The lines from the top of the material through the line with "(20.05,-0.325) -- (20.05,-21);" are to be set down exactly. Leave the pictures out.

# MATERIAL PROVIDED start

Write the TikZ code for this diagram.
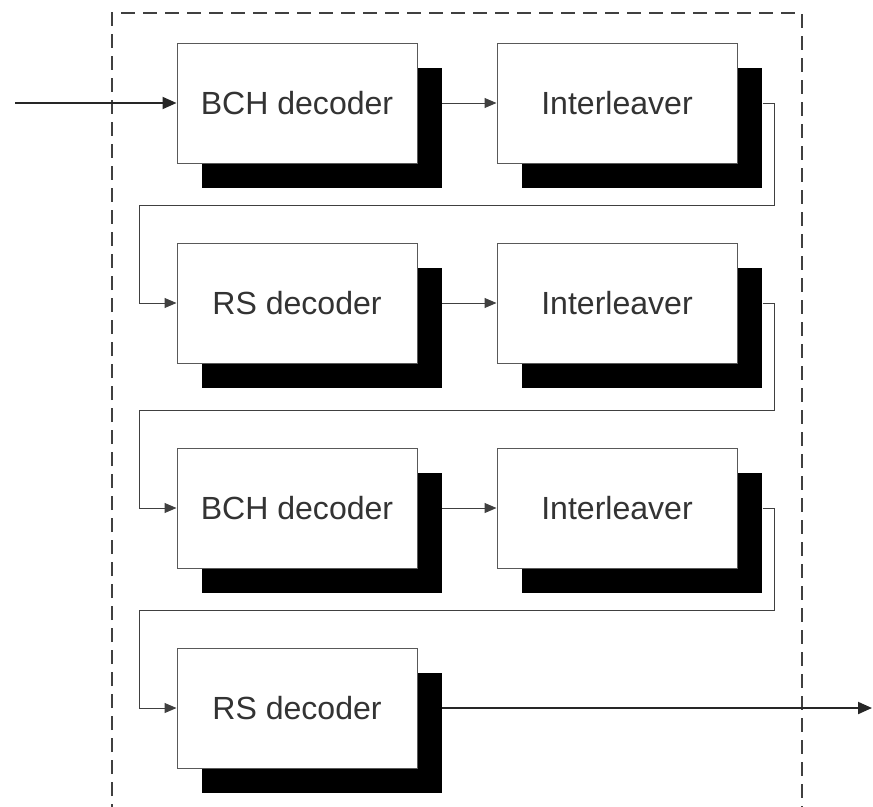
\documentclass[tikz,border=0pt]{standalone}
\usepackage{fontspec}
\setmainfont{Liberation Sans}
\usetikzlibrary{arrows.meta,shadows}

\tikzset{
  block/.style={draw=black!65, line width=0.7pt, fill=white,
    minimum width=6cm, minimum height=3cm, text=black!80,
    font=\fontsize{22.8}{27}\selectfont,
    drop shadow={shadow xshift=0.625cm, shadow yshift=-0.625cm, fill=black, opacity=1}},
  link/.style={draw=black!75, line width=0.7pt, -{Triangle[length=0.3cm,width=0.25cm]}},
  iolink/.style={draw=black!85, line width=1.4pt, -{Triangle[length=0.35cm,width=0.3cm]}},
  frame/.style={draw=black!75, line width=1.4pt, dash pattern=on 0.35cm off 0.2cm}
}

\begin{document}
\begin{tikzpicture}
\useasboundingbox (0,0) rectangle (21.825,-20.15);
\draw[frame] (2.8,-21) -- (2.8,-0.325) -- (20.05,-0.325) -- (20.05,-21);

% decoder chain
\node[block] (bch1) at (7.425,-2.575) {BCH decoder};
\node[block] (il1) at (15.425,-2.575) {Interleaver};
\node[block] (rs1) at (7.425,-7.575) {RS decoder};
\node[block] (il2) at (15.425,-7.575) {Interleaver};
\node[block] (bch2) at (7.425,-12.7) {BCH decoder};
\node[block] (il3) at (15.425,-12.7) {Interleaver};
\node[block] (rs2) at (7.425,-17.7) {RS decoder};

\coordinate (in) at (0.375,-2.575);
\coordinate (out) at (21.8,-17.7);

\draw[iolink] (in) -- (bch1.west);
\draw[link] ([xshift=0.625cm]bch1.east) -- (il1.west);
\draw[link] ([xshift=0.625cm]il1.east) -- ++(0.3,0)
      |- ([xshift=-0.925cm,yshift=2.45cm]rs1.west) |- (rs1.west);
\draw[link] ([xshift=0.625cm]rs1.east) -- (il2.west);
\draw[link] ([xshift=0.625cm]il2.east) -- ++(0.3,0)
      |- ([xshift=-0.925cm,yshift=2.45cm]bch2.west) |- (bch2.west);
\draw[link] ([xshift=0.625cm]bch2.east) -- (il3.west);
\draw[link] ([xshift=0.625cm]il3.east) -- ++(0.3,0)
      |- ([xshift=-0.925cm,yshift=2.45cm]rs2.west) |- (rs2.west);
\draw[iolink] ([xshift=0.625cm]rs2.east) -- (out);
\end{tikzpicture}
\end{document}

# MATERIAL PROVIDED end

### OUTPUT BELOW
Write the TikZ code for this diagram.
\documentclass[tikz,border=0pt]{standalone}
\usepackage{fontspec}
\setmainfont{Liberation Sans}
\usetikzlibrary{arrows.meta,shadows}

\tikzset{
  block/.style={draw=black!65, line width=0.7pt, fill=white,
    minimum width=6cm, minimum height=3cm, text=black!80,
    font=\fontsize{22.8}{27}\selectfont,
    drop shadow={shadow xshift=0.625cm, shadow yshift=-0.625cm, fill=black, opacity=1}},
  link/.style={draw=black!75, line width=0.7pt, -{Triangle[length=0.3cm,width=0.25cm]}},
  iolink/.style={draw=black!85, line width=1.4pt, -{Triangle[length=0.35cm,width=0.3cm]}},
  frame/.style={draw=black!75, line width=1.4pt, dash pattern=on 0.35cm off 0.2cm}
}

\begin{document}
\begin{tikzpicture}
\useasboundingbox (0,0) rectangle (21.825,-20.15);
\draw[frame] (2.8,-21) -- (2.8,-0.325) -- (20.05,-0.325) -- (20.05,-21);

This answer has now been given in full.